CIRI also replaced the VOR (VHF omnidirectional radio range, a short-range navigation aid for aircraft) that had been located on Fire Island with a Doppler radar at Ted Stevens International Airport. The cost of the new radar was about $4 million.

The wind farm can produce 17.6 megawatts of power per hour, or 50,000 megawatt hours per year. According to CIRI, that’s enough to power 4,000 southcentral Alaska households.

That’s only 4 percent of Chugach’s overall power load. Currently 10 percent of the utility’s power comes from hydro power, like the Bradley Lake, Eklutna Lake and Cooper Lake hydroelectric plants. The rest comes from natural gas.

Phil Steyer, director of government and corporate communications for Chugach, said the utility has no current plans to develop wind power beyond the current project — even though Fire Island could accommodate three times as many turbines.

“What do you do when the wind comes up? What do you do when there’s less? Customer demand is going to remain what it is,” Steyer said. “How do you fill in the gaps, and what is that going to cost you, and how does that affect your overall system? That’s what we’ll learn from incorporating this system.”

One thing that will remain constant on the project is the price of the power. Chugach and CIRI entered into a purchase agreement which keeps the cost of power at a flat rate of $97 per megawatt hour for 25 years. While that’s more expensive than the cost of power currently, the price won’t change over time, unlike natural gas, which can fluctuate.

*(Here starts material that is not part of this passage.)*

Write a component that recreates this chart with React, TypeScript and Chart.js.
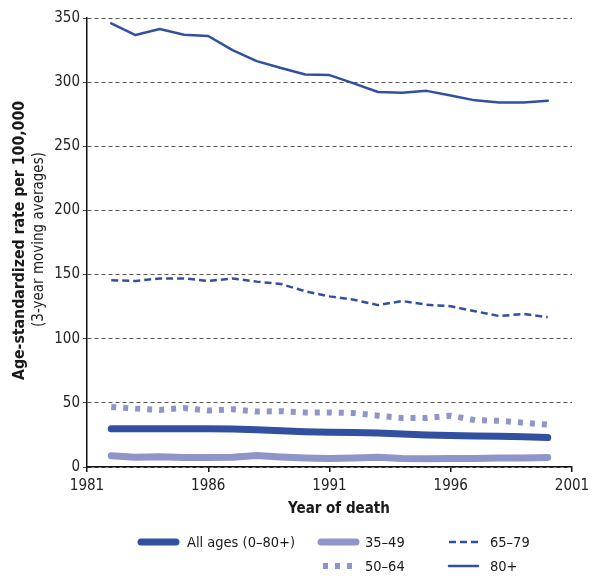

Chris Rose, executive director of the Renewable Energy Alaska Project, sees the project as a step forward in diversifying Alaska’s renewable energy resources, a needed step given the uncertainty of future oil and gas prices.

“We’re very vulnerable to any price increase in natural gas,” he said. “Any hedge against that is important.”

The wind farm could be up and running by late September. CIRI’s contract with Chugach isn’t set to start delivering power until Jan. 1, but any power produced before the deadline will be sold to Chugach.